This paper introduces Taco-VC, a novel architecture for voice conversion (VC) based on the Tacotron synthesizer, which is a sequence-to-sequence with attention model. The training of multi-speaker voice conversion systems requires a large amount of resources, both in training and corpus size. Taco-VC is implemented using a single speaker Tacotron synthesizer based on Phonetic Posteriorgrams (PPGs) and a single speaker Wavenet vocoder conditioned on Mel Spectrograms. To enhance the converted speech quality, the outputs of the Tacotron are passed through a novel speech-enhancement network, which is composed of a combination of phoneme recognition and Tacotron networks. Our system is trained just with a mid-size, single speaker corpus, and adapted to new speakers using only few minutes of training data. Using public mid-size datasets, our method outperforms the baseline in the VCC 2018 SPOKE task, and achieves competitive results compared to multi-speaker networks trained on private large datasets.
Conclusion
This paper presents Taco-VC, a voice conversion system comprised of phoneme recognition, Tacotron synthesizer, and Wavenet vocoder. We introduce the speech enhancement network, which might be of interest by itself, and describe how to enhance the synthesized Mel-Spectrograms only using the trained networks. We show in the MOS experiments that our architecture, using public single speaker, mid-size training sets, can adapt to other targets with limited training sets, using only a single speaker system, and provide competitive results compared to multi-speaker VC systems trained on private and much larger datasets.
We believe that the high error rate of the phoneme recognition network has a large impact on the converted speech. As a future work, we suggest adding more acoustic features to the generated PPGs, such as F0 and voice/unvoiced flag, or extracting PPGs from other speech recognition networks with lower error rates.

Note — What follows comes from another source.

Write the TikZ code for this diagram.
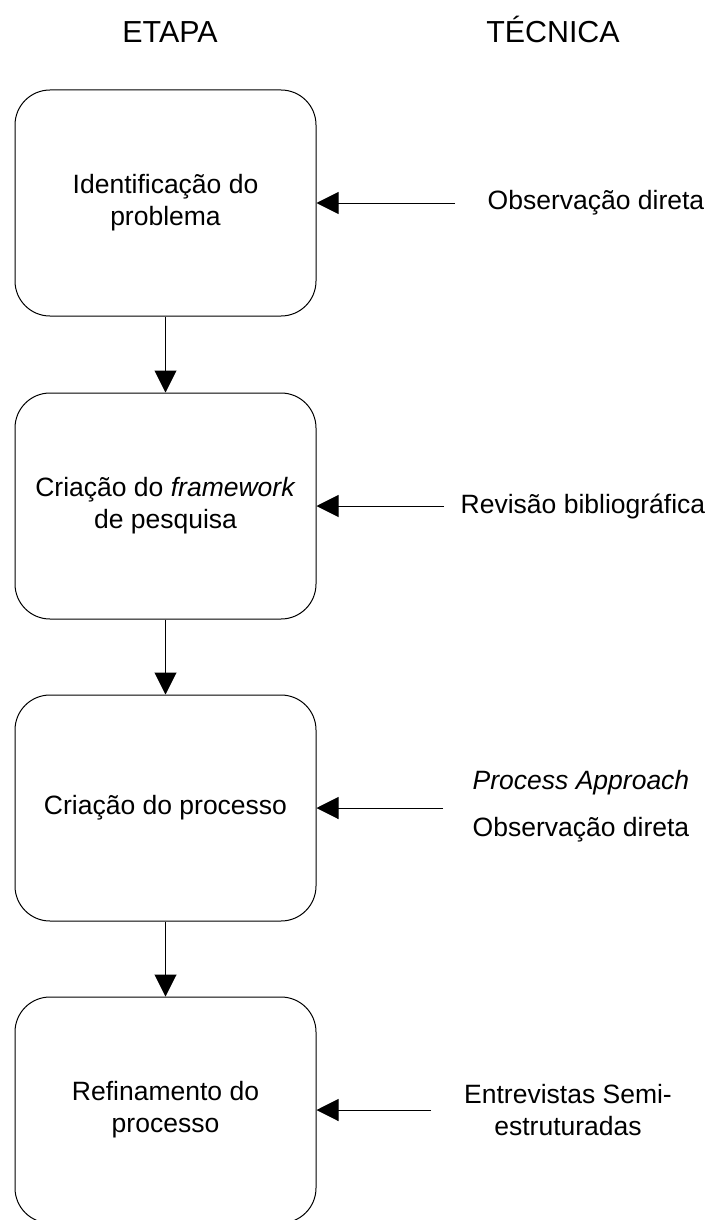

In addition, our results indicate that training on a single female speaker might be insufficient for adapting to male targets. Therefore, adding training on a single male speaker can be helpful for this case. It might be worthwhile also to explore in future work, the effect of an adversarial loss on our system. Another possible future research direction is applying the Taco-SE architecture (with a corresponding Wavenet for denoising) to speech denoising tasks.